Source code of charts
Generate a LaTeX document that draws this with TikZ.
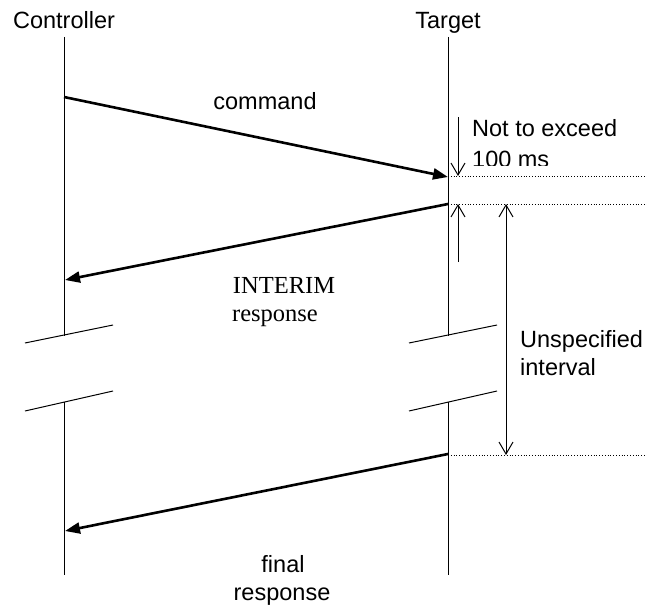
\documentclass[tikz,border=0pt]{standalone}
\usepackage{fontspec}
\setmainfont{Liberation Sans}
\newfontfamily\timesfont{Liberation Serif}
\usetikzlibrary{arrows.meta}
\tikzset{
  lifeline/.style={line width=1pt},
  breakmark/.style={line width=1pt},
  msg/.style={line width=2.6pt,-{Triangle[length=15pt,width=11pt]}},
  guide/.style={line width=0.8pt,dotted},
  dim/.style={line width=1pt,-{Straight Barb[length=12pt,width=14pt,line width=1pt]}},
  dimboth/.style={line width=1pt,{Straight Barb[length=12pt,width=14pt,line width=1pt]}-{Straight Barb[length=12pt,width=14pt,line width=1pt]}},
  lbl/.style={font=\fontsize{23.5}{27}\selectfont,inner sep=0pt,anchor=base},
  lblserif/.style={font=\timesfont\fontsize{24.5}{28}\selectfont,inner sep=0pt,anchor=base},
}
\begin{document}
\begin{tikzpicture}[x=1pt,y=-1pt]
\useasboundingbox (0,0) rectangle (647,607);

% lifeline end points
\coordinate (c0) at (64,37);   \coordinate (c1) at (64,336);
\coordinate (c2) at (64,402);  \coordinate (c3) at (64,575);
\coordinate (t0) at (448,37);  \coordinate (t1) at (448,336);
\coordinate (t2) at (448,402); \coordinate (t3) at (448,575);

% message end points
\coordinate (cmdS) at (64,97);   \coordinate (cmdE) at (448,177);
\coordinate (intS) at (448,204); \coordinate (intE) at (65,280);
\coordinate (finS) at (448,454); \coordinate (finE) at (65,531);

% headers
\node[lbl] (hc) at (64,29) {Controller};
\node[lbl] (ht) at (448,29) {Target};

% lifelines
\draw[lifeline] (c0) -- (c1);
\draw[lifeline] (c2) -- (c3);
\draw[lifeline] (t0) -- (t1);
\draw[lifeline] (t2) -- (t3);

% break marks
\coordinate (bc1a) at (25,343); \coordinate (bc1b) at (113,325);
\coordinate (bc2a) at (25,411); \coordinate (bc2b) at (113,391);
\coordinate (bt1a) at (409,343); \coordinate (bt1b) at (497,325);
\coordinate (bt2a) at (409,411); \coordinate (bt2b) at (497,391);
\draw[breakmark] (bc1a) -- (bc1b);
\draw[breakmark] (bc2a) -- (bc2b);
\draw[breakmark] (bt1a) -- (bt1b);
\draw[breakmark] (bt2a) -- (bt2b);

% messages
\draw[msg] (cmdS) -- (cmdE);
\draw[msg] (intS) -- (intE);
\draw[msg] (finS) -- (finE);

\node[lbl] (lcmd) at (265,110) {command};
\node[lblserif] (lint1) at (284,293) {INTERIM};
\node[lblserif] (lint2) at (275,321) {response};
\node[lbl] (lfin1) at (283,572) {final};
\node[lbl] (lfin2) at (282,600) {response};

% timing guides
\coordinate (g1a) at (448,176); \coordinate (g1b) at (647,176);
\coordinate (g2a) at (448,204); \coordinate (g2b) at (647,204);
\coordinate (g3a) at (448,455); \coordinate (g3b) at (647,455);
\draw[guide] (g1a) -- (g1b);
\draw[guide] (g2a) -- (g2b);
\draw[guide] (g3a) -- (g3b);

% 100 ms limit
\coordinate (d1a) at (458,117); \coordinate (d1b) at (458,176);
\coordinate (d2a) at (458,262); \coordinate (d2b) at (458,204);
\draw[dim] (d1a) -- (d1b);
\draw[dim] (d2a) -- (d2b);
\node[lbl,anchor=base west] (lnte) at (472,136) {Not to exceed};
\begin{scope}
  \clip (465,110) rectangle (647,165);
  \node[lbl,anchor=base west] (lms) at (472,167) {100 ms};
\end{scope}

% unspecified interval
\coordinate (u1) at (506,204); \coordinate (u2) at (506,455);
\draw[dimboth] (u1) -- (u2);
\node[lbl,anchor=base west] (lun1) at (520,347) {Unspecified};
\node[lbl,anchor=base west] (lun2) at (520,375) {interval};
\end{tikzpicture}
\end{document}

--

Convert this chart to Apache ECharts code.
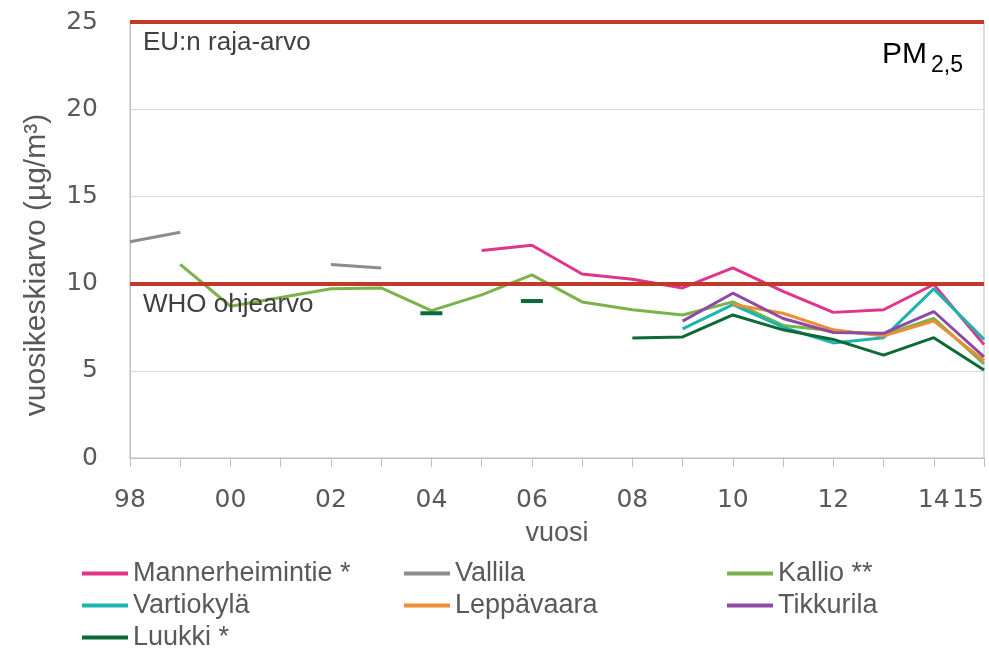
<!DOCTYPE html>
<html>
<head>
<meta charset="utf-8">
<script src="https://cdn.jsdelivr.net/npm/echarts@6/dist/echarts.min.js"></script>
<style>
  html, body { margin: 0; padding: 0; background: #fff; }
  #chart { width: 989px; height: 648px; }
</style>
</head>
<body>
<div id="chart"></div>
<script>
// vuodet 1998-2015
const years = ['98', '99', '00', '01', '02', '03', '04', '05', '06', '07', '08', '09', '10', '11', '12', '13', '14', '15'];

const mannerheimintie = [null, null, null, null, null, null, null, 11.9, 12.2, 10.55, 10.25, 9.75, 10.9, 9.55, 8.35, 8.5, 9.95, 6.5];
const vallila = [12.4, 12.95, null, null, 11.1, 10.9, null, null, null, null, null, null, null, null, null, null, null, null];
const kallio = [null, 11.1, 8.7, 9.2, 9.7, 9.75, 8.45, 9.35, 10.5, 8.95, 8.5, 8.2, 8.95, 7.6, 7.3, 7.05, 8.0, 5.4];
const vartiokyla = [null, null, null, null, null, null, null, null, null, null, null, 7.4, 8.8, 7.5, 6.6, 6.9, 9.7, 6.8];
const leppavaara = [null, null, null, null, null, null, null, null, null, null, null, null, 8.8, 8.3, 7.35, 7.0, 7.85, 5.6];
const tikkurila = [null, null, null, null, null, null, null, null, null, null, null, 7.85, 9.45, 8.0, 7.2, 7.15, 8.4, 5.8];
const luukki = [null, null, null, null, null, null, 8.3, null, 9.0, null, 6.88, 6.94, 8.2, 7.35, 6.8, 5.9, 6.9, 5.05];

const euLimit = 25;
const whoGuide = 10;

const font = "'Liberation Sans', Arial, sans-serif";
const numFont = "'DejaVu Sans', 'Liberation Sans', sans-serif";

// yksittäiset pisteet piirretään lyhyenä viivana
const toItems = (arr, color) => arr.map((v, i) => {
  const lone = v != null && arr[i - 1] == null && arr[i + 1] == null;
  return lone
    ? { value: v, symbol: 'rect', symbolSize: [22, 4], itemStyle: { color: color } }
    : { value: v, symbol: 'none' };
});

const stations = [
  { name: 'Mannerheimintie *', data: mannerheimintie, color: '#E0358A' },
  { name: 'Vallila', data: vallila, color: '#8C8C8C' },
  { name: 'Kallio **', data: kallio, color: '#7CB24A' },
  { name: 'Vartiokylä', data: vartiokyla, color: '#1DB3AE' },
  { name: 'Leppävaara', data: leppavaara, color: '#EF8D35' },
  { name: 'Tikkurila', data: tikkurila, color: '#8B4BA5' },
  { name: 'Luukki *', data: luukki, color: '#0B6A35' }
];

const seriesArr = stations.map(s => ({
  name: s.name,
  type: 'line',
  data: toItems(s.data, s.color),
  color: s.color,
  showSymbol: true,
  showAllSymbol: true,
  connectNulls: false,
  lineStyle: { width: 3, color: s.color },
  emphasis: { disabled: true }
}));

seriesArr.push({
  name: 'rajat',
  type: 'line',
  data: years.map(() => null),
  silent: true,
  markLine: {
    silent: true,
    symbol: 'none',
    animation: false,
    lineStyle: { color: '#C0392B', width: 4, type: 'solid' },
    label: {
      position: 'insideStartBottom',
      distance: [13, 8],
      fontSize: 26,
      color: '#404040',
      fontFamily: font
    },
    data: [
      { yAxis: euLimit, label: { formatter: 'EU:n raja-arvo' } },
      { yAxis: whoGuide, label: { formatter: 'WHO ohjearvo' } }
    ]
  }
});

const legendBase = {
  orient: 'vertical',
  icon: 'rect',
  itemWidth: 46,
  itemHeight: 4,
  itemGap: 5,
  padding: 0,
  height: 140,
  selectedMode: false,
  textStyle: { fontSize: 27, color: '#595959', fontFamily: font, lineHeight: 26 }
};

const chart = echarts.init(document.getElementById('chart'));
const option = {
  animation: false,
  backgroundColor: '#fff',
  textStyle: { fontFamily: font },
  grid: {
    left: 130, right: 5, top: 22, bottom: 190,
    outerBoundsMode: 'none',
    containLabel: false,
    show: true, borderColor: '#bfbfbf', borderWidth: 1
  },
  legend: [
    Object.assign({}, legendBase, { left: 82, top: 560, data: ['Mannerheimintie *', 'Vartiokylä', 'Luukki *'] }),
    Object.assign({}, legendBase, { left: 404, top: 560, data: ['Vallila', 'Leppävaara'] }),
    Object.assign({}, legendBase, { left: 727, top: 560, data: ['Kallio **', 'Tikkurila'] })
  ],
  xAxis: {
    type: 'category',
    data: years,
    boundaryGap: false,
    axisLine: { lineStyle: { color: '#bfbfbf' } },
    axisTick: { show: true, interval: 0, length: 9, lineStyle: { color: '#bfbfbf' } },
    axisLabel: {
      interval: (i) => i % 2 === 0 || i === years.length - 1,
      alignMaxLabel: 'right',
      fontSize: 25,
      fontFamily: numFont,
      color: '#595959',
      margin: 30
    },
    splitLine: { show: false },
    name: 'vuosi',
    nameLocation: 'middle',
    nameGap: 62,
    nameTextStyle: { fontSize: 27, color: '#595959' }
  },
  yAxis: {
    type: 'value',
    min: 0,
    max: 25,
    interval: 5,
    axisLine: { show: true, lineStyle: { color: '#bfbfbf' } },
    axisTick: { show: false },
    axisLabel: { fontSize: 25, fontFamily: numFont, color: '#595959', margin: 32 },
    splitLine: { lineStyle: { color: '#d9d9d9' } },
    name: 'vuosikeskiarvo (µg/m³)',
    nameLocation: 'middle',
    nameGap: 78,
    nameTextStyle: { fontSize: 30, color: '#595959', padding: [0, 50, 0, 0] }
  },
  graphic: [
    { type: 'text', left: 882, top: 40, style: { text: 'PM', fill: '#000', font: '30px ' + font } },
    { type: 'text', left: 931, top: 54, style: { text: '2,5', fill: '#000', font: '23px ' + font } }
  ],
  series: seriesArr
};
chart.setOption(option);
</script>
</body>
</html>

Work required
Using the material above, work out how many lines contain the string "this". Give that number alone.

Exercise answer
2